Preposterous, playful and shamelessly entertaining, “Mission: Impossible — Rogue Nation” obeys the first rule of action thrillers-cum-star vehicles: Take this all too seriously and you’re dead meat. Tom Cruise, who delivers a Dorian Gray-like performance in his fifth outing as the Impossible Mission Force’s Ethan Hunt, knows this in his preternaturally uncreaky bones.
Starting things off with an impressively realistic stunt, hanging off the side of an ascending airplane — which he performed himself, according to pre-opening publicity — Cruise strides through “Rogue Nation” with the combination of swagger and winking self-deprecation that have helped make him one of Hollywood’s most enduring and, dang it, lovable screen products. Just when viewers are about to give into full eye roll — when he displays the perfectly sculpted chest that his contract apparently stipulates he bare in every movie, say, or lays one of his penetrating Blue Steel looks on the baddie du jour — he delivers a perfectly timed pratfall or handsomely dim retort.
Writer-director Christopher McQuarrie, who worked with Cruise on the far grittier “Jack Reacher,” is just as canny as Cruise himself when it comes to deploying his lead actor. “Rogue Nation” turns out to be a fleet, well-crafted, effortlessly stylish addition to the “Mission: Impossible” canon in which outlandish derring-do, risibly arcane stakes and a woefully overlong running time are leavened by an endearing sense of humor that at times approaches high camp.
The joshing tone of the most recent installments was securely established when Simon Pegg joined the force in 2006. With Alec Baldwin in the mix — as a peevish CIA director eager to strip the IMF of its unchecked powers — “Rogue Nation” goes deep meta. When Baldwin utters “Hunt” in a pivotal scene near the end of the film, what might have been a moment where the wheels come off instead attains deadpan silkiness of Donaghy-esque proportions.
The great strength of McQuarrie is that, even when he’s leaning into the laughs, he plays it straight — he doesn’t sacrifice inviolable core values in the name of escapism, whether in the form of smart writing or superb production aesthetics. Handsomely photographed by Robert Elswit, “Rogue Nation” possesses the sleek, globe-trotting feel we’ve come to expect from the James Bonds and Jason Bournes of the world. What distinguishes this iteration is a classical sensibility that feels almost like a throwback, like 007 before he went techno-ballistic.
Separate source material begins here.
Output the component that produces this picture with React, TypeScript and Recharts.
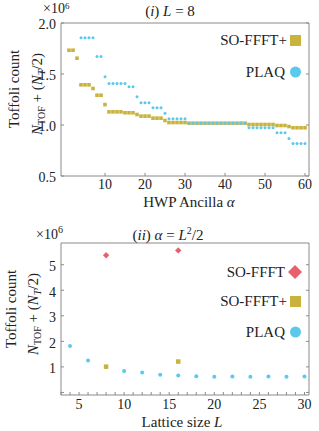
import React from "react";
import { ScatterChart, Scatter, XAxis, YAxis } from "recharts";

// ---------- data: panel (i) L = 8 ----------
const alphaSO = [1,2,3,4,5,6,7,8,9,10,11,12,13,14,15,16,17,18,19,20,21,22,23,24,25,26,27,28,29,30,31,32,33,34,35,36,37,38,39,40,41,42,43,44,45,46,47,48,49,50,51,52,53,54,55,56,57,58,59,60];
const soPlusTop = [1.733,1.733,1.655,1.394,1.394,1.394,1.358,1.292,1.292,1.2,1.129,1.129,1.129,1.129,1.12,1.12,1.12,1.103,1.087,1.087,1.087,1.067,1.067,1.067,1.044,1.024,1.024,1.024,1.024,1.024,1.018,1.018,1.018,1.018,1.018,1.018,1.018,1.018,1.018,1.018,1.018,1.018,1.018,1.018,1.018,1.005,1.005,1.005,1.005,1.005,1.005,1.005,0.995,0.995,0.995,0.985,0.973,0.973,0.973,0.973];
const alphaPlaq = [4,5,6,7,8,9,10,11,12,13,14,15,16,17,18,19,20,21,22,23,24,25,26,27,28,29,30,31,32,33,34,35,36,37,38,39,40,41,42,43,44,45,46,47,48,49,50,51,52,53,54,55,56,57,58,59,60];
const plaqTop = [1.855,1.855,1.855,1.855,1.672,1.672,1.472,1.407,1.407,1.407,1.407,1.407,1.374,1.374,1.276,1.218,1.218,1.218,1.169,1.169,1.169,1.116,1.061,1.061,1.061,1.061,1.061,1.018,1.018,1.018,1.018,1.018,1.018,1.018,1.018,1.018,1.018,1.018,1.018,1.018,1.018,1.018,0.973,0.973,0.973,0.973,0.973,0.973,0.973,0.924,0.924,0.924,0.868,0.819,0.819,0.819,0.819];
const topXTicks = [10, 20, 30, 40, 50, 60];
const topYTicks = [0.5, 1.0, 1.5, 2.0];
const topYLabels = ["0.5", "1.0", "1.5", "2.0"];

// ---------- data: panel (ii) alpha = L^2/2 ----------
const latticeL = [4,6,8,10,12,14,16,18,20,22,24,26,28,30];
const plaqBottom = [1.82,1.25,1.0,0.84,0.78,0.69,0.66,0.63,0.61,0.62,0.61,0.62,0.61,0.62];
const soPlusL = [8, 16];
const soPlusBottom = [1.01, 1.21];
const soL = [8, 16];
const soBottom = [5.37, 5.56];
const botXTicks = [3,4,5,6,7,8,9,10,11,12,13,14,15,16,17,18,19,20,21,22,23,24,25,26,27,28,29,30];
const botXLabelTicks = [5, 10, 15, 20, 25, 30];
const botYTicks = [0, 1, 2, 3, 4, 5];
const botYLabelTicks = [1, 2, 3, 4, 5];

const GOLD = "#c9b33c";
const CYAN = "#5bc9ec";
const RED = "#e8606e";
const FRAME = "#8a8a8a";
const FONT = "Liberation Serif, DejaVu Serif, serif";

const zip = (xs: number[], ys: number[]) => xs.map((x, i) => ({ x, y: ys[i] }));

const Square = (s: number, c: string) => (p: any) =>
  <rect x={p.cx - s / 2} y={p.cy - s / 2} width={s} height={s} fill={c} />;
const Dot = (r: number, c: string) => (p: any) => <circle cx={p.cx} cy={p.cy} r={r} fill={c} />;
const Diamond = (r: number, c: string) => (p: any) =>
  <polygon points={`${p.cx},${p.cy - r} ${p.cx + r},${p.cy} ${p.cx},${p.cy + r} ${p.cx - r},${p.cy}`} fill={c} />;

const txt = { fontFamily: FONT, fill: "#222" };

const makeLeftTick = (labels: Record<string, string>) => (p: any) => {
  const v = p.payload.value;
  const lab = labels[String(v)];
  return (
    <g>
      <line x1={p.x} x2={p.x + 3} y1={p.y} y2={p.y} stroke={FRAME} />
      {lab !== undefined && (
        <text x={p.x - 5} y={p.y} dy="0.45em" textAnchor="end" style={{ ...txt, fontSize: 14 }}>{lab}</text>
      )}
    </g>
  );
};
const RightTick = (p: any) => <line x1={p.x} x2={p.x - 3} y1={p.y} y2={p.y} stroke={FRAME} />;
const TopTick = (p: any) => <line x1={p.x} x2={p.x} y1={p.y} y2={p.y + 3} stroke={FRAME} />;
const makeBottomTick = (labelled: number[], dy: number) => (p: any) => {
  const v = p.payload.value;
  return (
    <g>
      <line x1={p.x} x2={p.x} y1={p.y} y2={p.y - 3} stroke={FRAME} />
      {labelled.includes(v) && (
        <text x={p.x} y={p.y + dy} textAnchor="middle" style={{ ...txt, fontSize: 14 }}>{String(v)}</text>
      )}
    </g>
  );
};

const axisCommon = { type: "number" as const, tickSize: 0, tickMargin: 0, tickLine: false, allowDataOverflow: true, stroke: FRAME, interval: 0 as const };

function TopChart() {
  const yl: Record<string, string> = {};
  topYTicks.forEach((t, i) => (yl[String(t)] = topYLabels[i]));
  return (
    <ScatterChart width={319} height={200} margin={{ top: 22, right: 9, bottom: 23, left: 60 }}>
      <XAxis {...axisCommon} dataKey="x" domain={[-1, 61]} ticks={topXTicks} height={1} tick={makeBottomTick(topXTicks, 13)} />
      <XAxis {...axisCommon} xAxisId="top" orientation="top" domain={[-1, 61]} ticks={topXTicks} height={1} tick={TopTick} />
      <YAxis {...axisCommon} dataKey="y" domain={[0.5, 2.0]} ticks={topYTicks} width={1} tick={makeLeftTick(yl)} />
      <YAxis {...axisCommon} yAxisId="right" orientation="right" domain={[0.5, 2.0]} ticks={topYTicks} width={1} tick={RightTick} />
      <Scatter data={zip(alphaSO, soPlusTop)} dataKey="y" shape={Square(3.6, GOLD)} isAnimationActive={false} />
      <Scatter data={zip(alphaPlaq, plaqTop)} dataKey="y" shape={Dot(1.5, CYAN)} isAnimationActive={false} />
    </ScatterChart>
  );
}

function BottomChart() {
  const yl: Record<string, string> = {};
  botYLabelTicks.forEach((t) => (yl[String(t)] = String(t)));
  return (
    <ScatterChart width={319} height={211} margin={{ top: 22, right: 9, bottom: 35, left: 60 }}>
      <XAxis {...axisCommon} dataKey="x" domain={[3, 30.5]} ticks={botXTicks} height={1} tick={makeBottomTick(botXLabelTicks, 14)} />
      <XAxis {...axisCommon} xAxisId="top" orientation="top" domain={[3, 30.5]} ticks={botXTicks} height={1} tick={TopTick} />
      <YAxis {...axisCommon} dataKey="y" domain={[-0.1, 5.85]} ticks={botYTicks} width={1} tick={makeLeftTick(yl)} />
      <YAxis {...axisCommon} yAxisId="right" orientation="right" domain={[-0.1, 5.85]} ticks={botYTicks} width={1} tick={RightTick} />
      <Scatter data={zip(latticeL, plaqBottom)} dataKey="y" shape={Dot(2, CYAN)} isAnimationActive={false} />
      <Scatter data={zip(soPlusL, soPlusBottom)} dataKey="y" shape={Square(4.5, GOLD)} isAnimationActive={false} />
      <Scatter data={zip(soL, soBottom)} dataKey="y" shape={Diamond(3.2, RED)} isAnimationActive={false} />
    </ScatterChart>
  );
}

const YLabel = ({ cy, x1, x2 }: { cy: number; x1: number; x2: number }) => (
  <g>
    <text transform={`translate(${x1},${cy - 1}) rotate(-90)`} textAnchor="middle" style={{ ...txt, fontSize: 15 }}>Toffoli count</text>
    <text transform={`translate(${x2},${cy + 4}) rotate(-90)`} textAnchor="middle" style={{ ...txt, fontSize: 15 }}>
      <tspan fontStyle="italic">N</tspan>
      <tspan fontSize={10} dy={3}>TOF</tspan>
      <tspan dy={-3}> + (</tspan>
      <tspan fontStyle="italic">N</tspan>
      <tspan fontSize={10} dy={3} fontStyle="italic">T</tspan>
      <tspan dy={-3}>/2)</tspan>
    </text>
  </g>
);

function Overlay() {
  const t15 = { ...txt, fontSize: 15 };
  const t14 = { ...txt, fontSize: 14 };
  return (
    <svg width={319} height={431} style={{ position: "absolute", left: 0, top: 0, pointerEvents: "none" }}>
      {/* panel (i) */}
      <text x={43} y={13} style={t14}>×10<tspan fontSize={9} dy={-4.5}>6</tspan></text>
      <text x={170} y={16} textAnchor="middle" style={t15}>
        (<tspan fontStyle="italic">i</tspan>) <tspan fontStyle="italic">L</tspan> = 8
      </text>
      <YLabel cy={90} x1={19} x2={42} />
      <text x={189} y={207} textAnchor="middle" style={t15}>HWP Ancilla <tspan fontStyle="italic">α</tspan></text>
      <text x={287} y={45} textAnchor="end" style={t15}>SO-FFFT+</text>
      <rect x={290} y={35} width={11} height={11} fill={GOLD} />
      <text x={285} y={77} textAnchor="end" style={t15}>PLAQ</text>
      <circle cx={295.5} cy={72} r={5.5} fill={CYAN} />

      {/* panel (ii) */}
      <text x={36} y={239} style={t14}>×10<tspan fontSize={10} dy={-6}>6</tspan></text>
      <text x={168} y={240} textAnchor="middle" style={t15}>
        (<tspan fontStyle="italic">ii</tspan>) <tspan fontStyle="italic">α</tspan> = <tspan fontStyle="italic">L</tspan><tspan fontSize={10} dy={-6}>2</tspan><tspan dy={6}>/2</tspan>
      </text>
      <YLabel cy={310} x1={16} x2={38} />
      <text x={182} y={427} textAnchor="middle" style={t15}>Lattice size <tspan fontStyle="italic">L</tspan></text>
      <text x={285} y={277} textAnchor="end" style={t15}>SO-FFFT</text>
      <polygon points="295,265 302,272 295,279 288,272" fill={RED} />
      <text x={287} y={306} textAnchor="end" style={t15}>SO-FFFT+</text>
      <rect x={290} y={296} width={11} height={11} fill={GOLD} />
      <text x={285} y={337} textAnchor="end" style={t15}>PLAQ</text>
      <circle cx={295.5} cy={332} r={5.5} fill={CYAN} />
    </svg>
  );
}

export default function App() {
  return (
    <div style={{ position: "fixed", left: 0, top: 0, width: 319, height: 431, background: "#fff" }}>
      <div style={{ position: "absolute", left: 0, top: 0 }}>
        <TopChart />
      </div>
      <div style={{ position: "absolute", left: 0, top: 220 }}>
        <BottomChart />
      </div>
      <Overlay />
    </div>
  );
}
The spine of the plot touches on such topical tropes as computer hacks, government transparency and global terrorism. But the set pieces are pure old school, from the film’s eyeball-grabbing opening number and a Hitchcockian fight staged during “Turandot” on a backstage catwalk, to a beautifully executed underwater bit and a motorcycle-car chase that must have struck co-star Jeremy Renner as dimly familiar from his stint in the Bourne universe.
Through it all, Cruise maintains the signature focus and physical cool that we’ve come to expect, even if Ethan has become a little unhinged in his righteous lone-wolf fury (“unhinged” being yet another beat Cruise can pluck easily from his emotional tool box). What’s more, as he did in the criminally under-seen “Edge of Tomorrow,” Cruise once again chooses for Ethan to work with a female counterpart who, rather than a stock lady-in-jeopardy or erotic love interest, is just as competent and physically courageous as he is. (In a clever twist, it’s Pegg’s dweeby character, Benji, who emerges as “Rogue Nation’s” damsel in distress.)
Indeed, as much as Cruise dominates “Rogue Nation,” it’s his co-star, Rebecca Ferguson, who emerges as the film’s true and most memorable revelation. A dazzling, auburn-haired Swedish beauty, she embodies the glamour and élan of a modern-day Diana Rigg, or “Edge of Tomorrow’s” Emily Blunt. Like Blunt, Ferguson manages to be sexy, strong, complicated and enigmatic in a performance that Cruise highlights by way of his own reflected persona. It may not entail hanging off the side of a moving airplane, but it’s a pretty gutsy and admirable stunt nonetheless, free of vanity and brimming with the secure, unfussy confidence of a true star.
PG-13. At area theaters. Contains sequences of action and violence, and brief partial nudity. 131 minutes.